By the law of large numbers and the central limit theorem, the ordinary least squares (OLS) estimators in linear regression technique still will be approximately normally distributed around the true parameter values, which implies the estimated parameters and their confidence interval estimates remain robust. Hence, in a large sample, the use of a linear regression technique, even if the dependent variable violates the “normality assumption” rule, remains valid.
Ref: Article Are Linear Regression Techniques Appropriate for Analysis Wh...
Data have no 'normality' requirement for using regression. It is the estimated residuals, or better, the random factors of the estimated residuals in weighted least squares regression, which would ideally be close enough to being normally distributed that the central limit theorem would help when estimating prediction intervals, but that is usually a rather weak requirement.
What is important are the estimated residuals, which are distributed vertically in a residual analysis graph.

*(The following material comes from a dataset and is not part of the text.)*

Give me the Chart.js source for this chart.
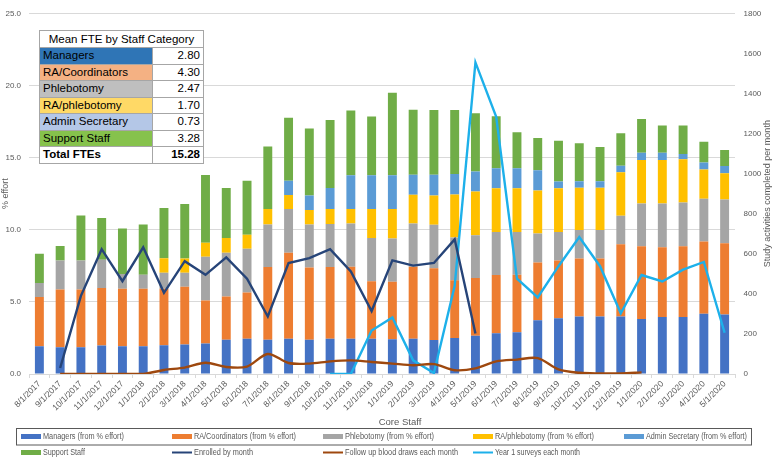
<!DOCTYPE html>
<html><head><meta charset="utf-8">
<script src="https://cdn.jsdelivr.net/npm/chart.js@4.4.1/dist/chart.umd.min.js"></script>
<style>
html,body{margin:0;padding:0;background:#fff;}
#wrap{position:relative;width:777px;height:457px;overflow:hidden;background:#fff;}
#c{position:absolute;left:0;top:0;}
#fte{position:absolute;left:39px;top:30px;border-collapse:collapse;font-family:"Liberation Sans",Arial,sans-serif;font-size:11.5px;color:#000;background:#fff;border:1.5px solid #404040;}
#fte td{border:1px solid #a6a6a6;padding:0 3px;height:15.5px;line-height:15px;white-space:nowrap;}
#fte td.n{width:106px;}
#fte td.v{width:44px;text-align:right;}
#fte tr.t td{text-align:center;height:16px;font-size:11.5px;}
#fte tr.tot td{font-weight:bold;}
</style>
</head><body>
<div id="wrap">
<canvas id="c" width="777" height="457"></canvas>
<table id="fte">
<tr class="t"><td colspan="2">Mean FTE by Staff Category</td></tr>
<tr><td class="n" style="background:#2F75B6">Managers</td><td class="v">2.80</td></tr>
<tr><td class="n" style="background:#F4B183">RA/Coordinators</td><td class="v">4.30</td></tr>
<tr><td class="n" style="background:#BFBFBF">Phlebotomy</td><td class="v">2.47</td></tr>
<tr><td class="n" style="background:#FFD966">RA/phlebotomy</td><td class="v">1.70</td></tr>
<tr><td class="n" style="background:#B4C7E7">Admin Secretary</td><td class="v">0.73</td></tr>
<tr><td class="n" style="background:#86C24C">Support Staff</td><td class="v">3.28</td></tr>
<tr class="tot"><td class="n">Total FTEs</td><td class="v">15.28</td></tr>
</table>
</div>
<script>
const categories = ["8/1/2017","9/1/2017","10/1/2017","11/1/2017","12/1/2017","1/1/2018","2/1/2018","3/1/2018","4/1/2018","5/1/2018","6/1/2018","7/1/2018","8/1/2018","9/1/2018","10/1/2018","11/1/2018","12/1/2018","1/1/2019","2/1/2019","3/1/2019","4/1/2019","5/1/2019","6/1/2019","7/1/2019","8/1/2019","9/1/2019","10/1/2019","11/1/2019","12/1/2019","1/1/2020","2/1/2020","3/1/2020","4/1/2020","5/1/2020"];

const managers = [1.93,1.86,1.86,1.97,1.93,1.93,2.00,2.04,2.12,2.38,2.44,2.38,2.44,2.38,2.44,2.44,2.44,2.40,2.44,2.35,2.49,2.65,2.83,2.89,3.72,3.86,3.99,3.99,3.99,3.81,3.95,3.95,4.17,4.13];
const raCoordinators = [3.41,3.99,3.99,3.99,3.97,3.97,3.90,4.00,2.97,3.00,3.21,5.04,5.97,5.00,4.98,5.00,3.99,3.99,5.00,4.98,4.01,4.01,4.03,3.99,4.00,4.01,4.01,4.01,5.00,5.05,4.84,4.91,5.02,4.93];
const phlebotomy = [0.96,2.02,2.02,1.95,1.03,0.98,1.12,0.98,3.04,3.03,3.03,2.94,3.02,2.98,2.98,2.99,2.99,3.00,2.99,3.01,2.96,2.96,2.98,2.96,2.01,1.97,1.98,1.98,1.97,2.96,3.03,3.02,2.96,3.03];
const raPhlebotomy = [0,0,0,0,0,0,1.01,0.98,0.96,1.01,0.98,1.07,0.97,1.01,1.03,1.00,2.01,2.04,1.99,2.04,2.98,3.03,3.03,3.03,2.98,3.03,2.93,2.93,3.03,3.02,3.02,3.01,2.02,1.83];
const adminSecretary = [0,0,0,0,0,0,0,0,0,0,0,0,0.99,1.01,1.46,2.35,2.35,2.35,1.39,1.43,1.43,1.39,1.39,1.39,1.42,0.47,0.45,0.45,0.45,0.50,0.50,0.36,0.49,0.50];
const supportStaff = [2.04,1.01,3.12,2.90,3.16,3.48,3.48,3.78,4.70,3.47,3.73,4.33,4.37,4.64,4.71,4.48,4.06,5.71,4.51,4.48,4.42,4.03,3.61,2.49,2.23,2.83,2.64,2.38,2.24,2.33,1.88,1.97,1.44,1.10];

const enrolled = [null,30,390,623,463,632,405,563,495,582,476,287,554,578,623,512,314,567,541,554,672,202,null,null,null,null,null,null,null,null,null,null,null,null];
const followUpDraws = [null,0,0,0,0,0,20,32,56,35,37,100,55,52,63,68,60,52,44,49,19,28,63,72,79,23,6,3,3,8,null,null,null,null];
const year1Surveys = [null,null,null,null,null,null,null,null,null,null,null,null,null,null,0,0,217,282,68,5,440,1555,1283,476,382,538,683,538,303,494,462,521,559,206];

const leftTicks = [0,5,10,15,20,25];
const rightTicks = [0,200,400,600,800,1000,1200,1400,1600,1800];

const FAM = "'Liberation Sans', Arial, sans-serif";
const TXT = '#595959';

function bar(label, data, color){
  return {type:'bar', label, data, backgroundColor:color, yAxisID:'y', stack:'s', order:1,
          barPercentage:0.43, categoryPercentage:1.0, borderWidth:0};
}
function line(label, data, color, tension){
  return {type:'line', label, data, borderColor:color, backgroundColor:color, yAxisID:'y1', order:0,
          borderWidth:2.4, pointRadius:0, tension:tension, fill:false, spanGaps:false};
}

// draw text horizontally scaled to a given width (mimics a narrower font)
function fitText(c, text, x, y, targetW){
  const w = c.measureText(text).width;
  c.save(); c.translate(x, y); c.scale(targetW / w, 1); c.fillText(text, 0, 0); c.restore();
}

const customDraw = {
  id:'customDraw',
  afterDraw(chart){
    const c = chart.ctx;
    const a = chart.chartArea;
    c.save();
    c.fillStyle = TXT;
    c.font = "9px " + FAM;
    c.textAlign = 'center'; c.textBaseline = 'middle';
    c.save(); c.translate(6,(a.top+a.bottom)/2); c.rotate(-Math.PI/2); c.fillText('% effort',0,0); c.restore();
    c.save(); c.translate(768,(a.top+a.bottom)/2); c.rotate(-Math.PI/2); c.fillText('Study activities completed per month',0,0); c.restore();
    c.font = "9.5px " + FAM;
    c.fillText('Core Staff', 400, 422);
    // legend box
    c.strokeStyle = '#595959'; c.lineWidth = 1;
    c.strokeRect(16.5, 428.5, 735, 16.5);
    const cols = [21,172,323,473,624];
    const rows = [436.5,452.5];
    const textW = [81,102,89,99,101, 42,59,113,85];
    c.font = "8.5px " + FAM;
    c.textAlign = 'left';
    chart.data.datasets.forEach((ds,i)=>{
      const col = i < 5 ? i : i-5;
      const row = i < 5 ? 0 : 1;
      const x = cols[col], y = rows[row];
      if (ds.type === 'line'){
        c.strokeStyle = ds.borderColor; c.lineWidth = 2;
        c.beginPath(); c.moveTo(x, y); c.lineTo(x+20, y); c.stroke();
      } else {
        c.fillStyle = ds.backgroundColor;
        c.fillRect(x, y-2.5, 20, 5);
      }
      c.fillStyle = TXT;
      fitText(c, ds.label, x+22, y, textW[i]);
    });
    c.restore();
  }
};

new Chart(document.getElementById('c'), {
  data:{
    labels: categories,
    datasets:[
      bar('Managers (from % effort)', managers, '#4472C4'),
      bar('RA/Coordinators (from % effort)', raCoordinators, '#ED7D31'),
      bar('Phlebotomy (from % effort)', phlebotomy, '#A5A5A5'),
      bar('RA/phlebotomy (from % effort)', raPhlebotomy, '#FFC000'),
      bar('Admin Secretary (from % effort)', adminSecretary, '#5B9BD5'),
      bar('Support Staff', supportStaff, '#70AD47'),
      line('Enrolled by month', enrolled, '#264478', 0),
      line('Follow up blood draws each month', followUpDraws, '#9E480E', 0.3),
      line('Year 1 surveys each month', year1Surveys, '#1DB0EA', 0)
    ]
  },
  options:{
    responsive:false, animation:false, devicePixelRatio:1,
    layout:{padding:{top:3,left:0,right:0,bottom:0}},
    plugins:{legend:{display:false}, tooltip:{enabled:false}, title:{display:false}},
    scales:{
      x:{
        stacked:true, offset:true,
        grid:{display:true, drawOnChartArea:false, drawTicks:true, tickLength:4, color:'#d9d9d9', offset:true},
        border:{display:true, color:'#d9d9d9'},
        ticks:{autoSkip:false, maxRotation:45, minRotation:45, padding:1, color:TXT, font:{size:8.5, family:FAM}},
        afterFit(s){ s.height = 83; }
      },
      y:{
        stacked:true, position:'left', min:0, max:25,
        afterBuildTicks(s){ s.ticks = leftTicks.map(v=>({value:v})); },
        ticks:{padding:8, color:TXT, font:{size:8, family:FAM}, callback:v=>Number(v).toFixed(1)},
        grid:{color:'#d9d9d9', drawTicks:false},
        border:{display:false},
        afterFit(s){ s.width = 29; }
      },
      y1:{
        position:'right', min:0, max:1800,
        afterBuildTicks(s){ s.ticks = rightTicks.map(v=>({value:v})); },
        ticks:{padding:8.5, color:TXT, font:{size:8, family:FAM}, callback:v=>String(v)},
        grid:{display:false, drawTicks:false},
        border:{display:false},
        afterFit(s){ s.width = 42; }
      }
    }
  },
  plugins:[customDraw]
});
</script>
</body></html>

Normality can help, but it is not a big requirement, and is for the estimated residuals, not the dependent and independent variables.

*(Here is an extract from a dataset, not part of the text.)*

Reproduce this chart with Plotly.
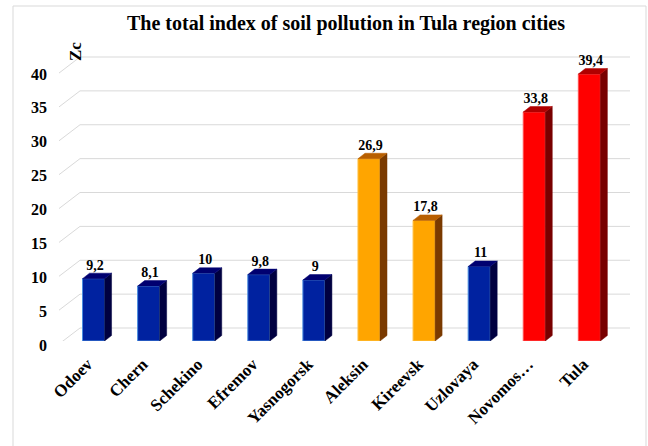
import plotly.graph_objects as go

# ---- data ----
cities = ["Odoev", "Chern", "Schekino", "Efremov", "Yasnogorsk",
          "Aleksin", "Kireevsk", "Uzlovaya", "Novomos…", "Tula"]
zc_values = [9.2, 8.1, 10, 9.8, 9, 26.9, 17.8, 11, 33.8, 39.4]
value_labels = ["9,2", "8,1", "10", "9,8", "9", "26,9", "17,8", "11", "33,8", "39,4"]
groups = ["blue", "blue", "blue", "blue", "blue", "orange", "orange", "blue", "red", "red"]
y_ticks = [0, 5, 10, 15, 20, 25, 30, 35, 40]

# ---- styles ----
FONT = "Liberation Serif, Times New Roman, serif"
palette = {
    "blue":   dict(front="#0022A0", side="#000040", top="#000070", edge="#4A8EE0"),
    "orange": dict(front="#FFA500", side="#7A3A00", top="#B85F00", edge="#FFC040"),
    "red":    dict(front="#FF0000", side="#780000", top="#B00000", edge="#FF5050"),
}
W = 648
H = 446
ML, MR, MT, MB = 66, 18, 40, 105
plot_w = W - ML - MR
plot_h = H - MT - MB
px_per_unit = 6.775
y_max = plot_h / px_per_unit
band_px = 55.09
x_dom_end = (band_px * len(cities)) / plot_w

half = 0.2            # half bar width (category units)
dx = 7 / band_px      # depth offset in x units
dy = 5.5 / px_per_unit  # depth offset in y units
back_shift = 13 / px_per_unit  # back wall grid shift

fig = go.Figure()

# front faces
fig.add_trace(go.Bar(
    x=list(range(len(cities))), y=zc_values, width=2 * half,
    marker=dict(color=[palette[g]["front"] for g in groups],
                line=dict(color=[palette[g]["edge"] for g in groups], width=1)),
    hoverinfo="skip", showlegend=False))

# side and top faces (3D effect) derived from the values
for i, (v, g) in enumerate(zip(zc_values, groups)):
    c = palette[g]
    fig.add_trace(go.Scatter(
        x=[i + half, i + half + dx, i + half + dx, i + half, i + half],
        y=[0, dy, v + dy, v, 0],
        fill="toself", fillcolor=c["side"], mode="lines",
        line=dict(color=c["side"], width=0.5), hoverinfo="skip", showlegend=False))
    fig.add_trace(go.Scatter(
        x=[i - half, i + half, i + half + dx, i - half + dx, i - half],
        y=[v, v, v + dy, v + dy, v],
        fill="toself", fillcolor=c["top"], mode="lines",
        line=dict(color=c["top"], width=0.5), hoverinfo="skip", showlegend=False))

# value labels
fig.add_trace(go.Scatter(
    x=[i + dx * 0.2 for i in range(len(cities))],
    y=[v + dy for v in zc_values],
    text=value_labels, mode="text", textposition="top center",
    textfont=dict(family=FONT, size=14, color="black", weight="bold"),
    hoverinfo="skip", showlegend=False, cliponaxis=False))

# back wall gridlines and side-wall diagonals
shapes = []
x_back0 = (80 - ML) / plot_w
x_diag0 = (59 - ML) / plot_w
for t in y_ticks:
    shapes.append(dict(type="line", xref="paper", yref="y", layer="below",
                       x0=x_back0, x1=1, y0=t + back_shift, y1=t + back_shift,
                       line=dict(color="#D9D9D9", width=1)))
    shapes.append(dict(type="line", xref="paper", yref="y", layer="below",
                       x0=x_diag0, x1=x_back0, y0=t - 0.45, y1=t + back_shift,
                       line=dict(color="#D9D9D9", width=1)))
# outer frame
shapes.append(dict(type="rect", xref="paper", yref="paper", layer="below",
                   x0=(13 - ML) / plot_w, x1=(646 - ML) / plot_w,
                   y0=(MB - H - 10) / plot_h, y1=(H - MB - 6) / plot_h,
                   line=dict(color="#D9D9D9", width=1), fillcolor="rgba(0,0,0,0)"))

fig.update_layout(
    width=W, height=H,
    margin=dict(l=ML, r=MR, t=MT, b=MB, autoexpand=False),
    paper_bgcolor="white", plot_bgcolor="rgba(0,0,0,0)",
    title=dict(text="The total index of soil pollution in Tula region cities",
               x=346 / W, xanchor="center", y=1 - 23 / H, yanchor="middle",
               font=dict(family=FONT, size=20, color="black", weight="bold")),
    xaxis=dict(range=[-0.5, len(cities) - 0.5], domain=[0, x_dom_end],
               tickvals=list(range(len(cities))), ticktext=cities,
               tickangle=-45, showgrid=False, zeroline=False, showline=False,
               ticklabelstandoff=9, ticklabelshift=-6,
               tickfont=dict(family=FONT, size=17, color="black", weight="bold")),
    yaxis=dict(range=[0, y_max], tickvals=y_ticks, showgrid=False, zeroline=False,
               showline=False, ticklabelstandoff=18, ticklabelshift=4,
               tickfont=dict(family=FONT, size=16, color="black", weight="bold")),
    shapes=shapes,
    annotations=[dict(text="<b>Zc</b>", xref="paper", yref="paper",
                      x=(75 - ML) / plot_w, y=(H - MB - 52) / plot_h,
                      xanchor="center", yanchor="middle",
                      showarrow=False, textangle=-90,
                      font=dict(family=FONT, size=17, color="black"))],
    showlegend=False,
)

fig.write_html("out.html")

FYI: In Applied Regression Analysis and Generalized Linear Models, 2nd ed, 2008, John Fox, Sage Publications, Inc, on page 196, in a footnote, he states that if you add the assumption of normality to those of the Gauss-Markov Theorem, which address the "errors," then the least-squares estimator can be shown not only to be the best linear unbiased estimator, BLUE, but also the best of all unbiased estimators. Bonus!
For that, Fox references, as an example, page 319 in C.R. Rao(1973), Linear statistical inference and its applications, 2nd ed., New York, Wiley.

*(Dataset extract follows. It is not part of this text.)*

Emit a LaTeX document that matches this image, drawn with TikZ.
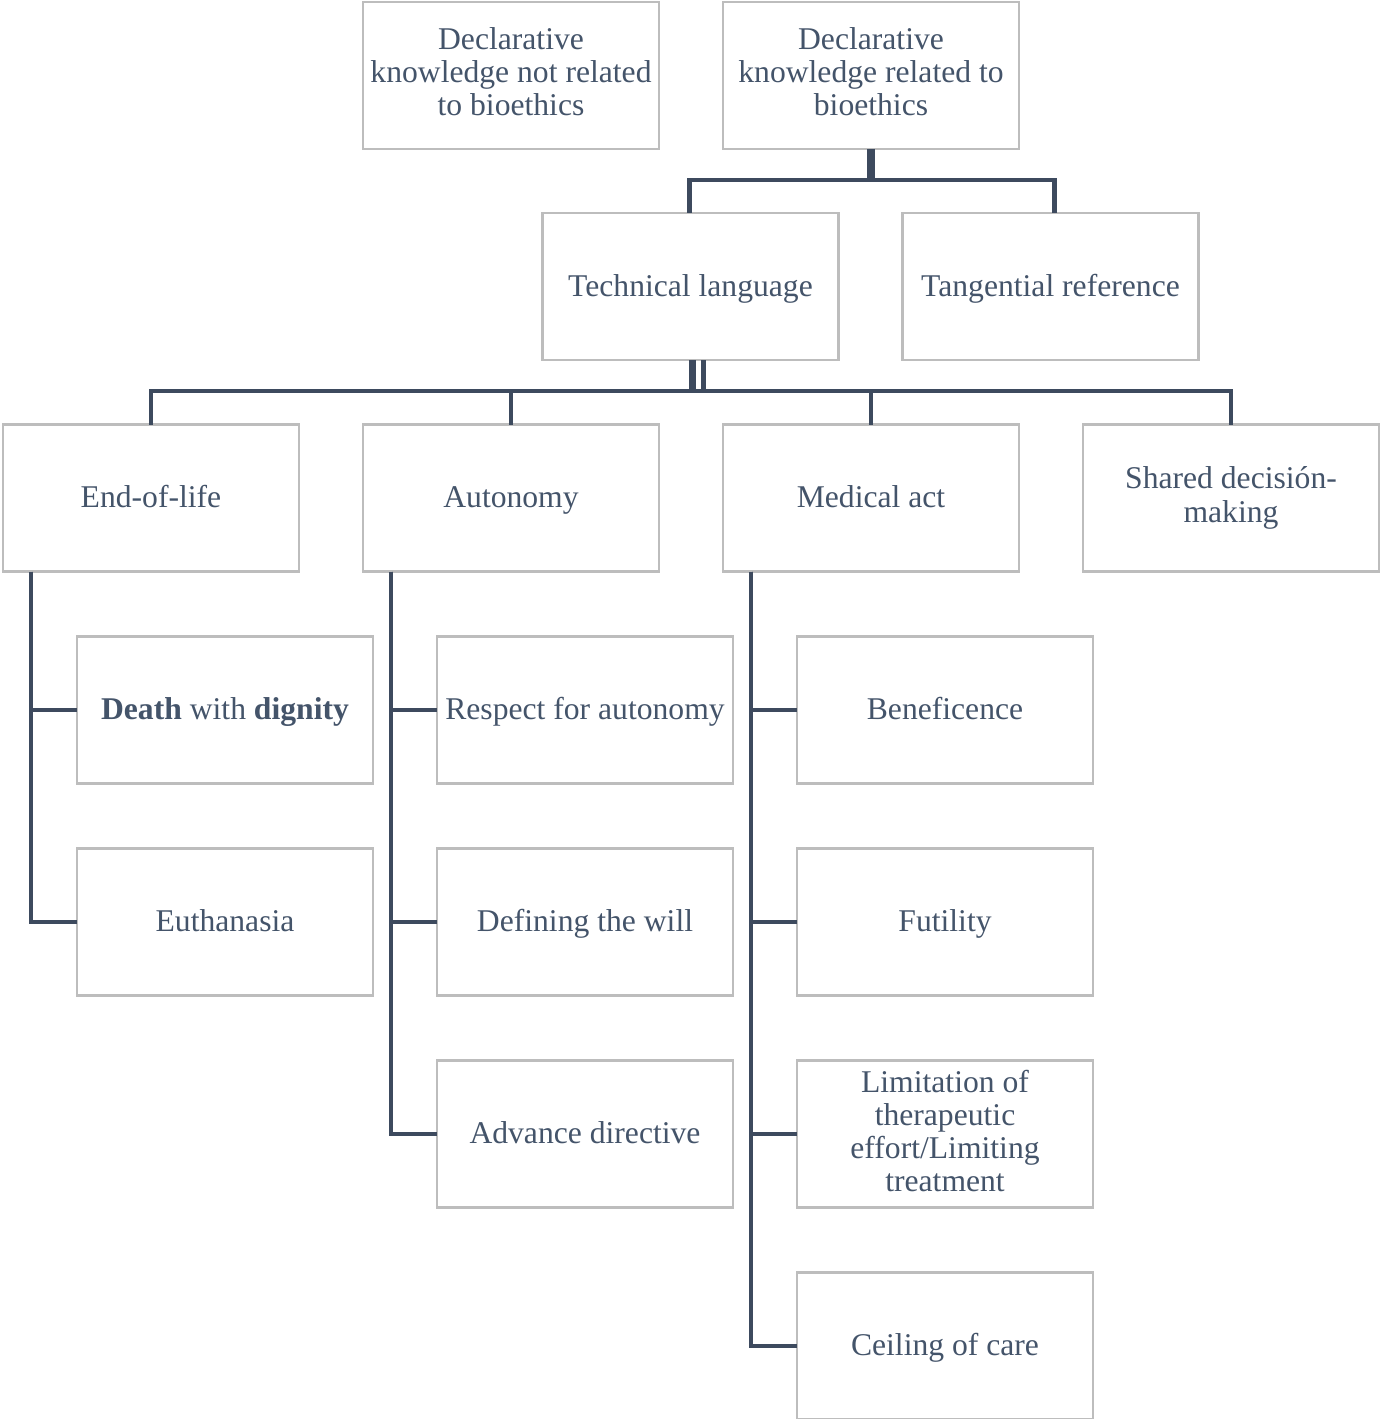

It may also be good, if you have enough data, to save some data not used for model selection or estimating regressor coefficients, and then see how well you would have 'predicted' them. This may help you to avoid overfitting your model to a specific data set.
[Also, you do not want to model data together which actually fall under separate models. Does one model really apply to everything, or are there separate categories to be considered? Dummy variables? Should multilevel modeling be considered?]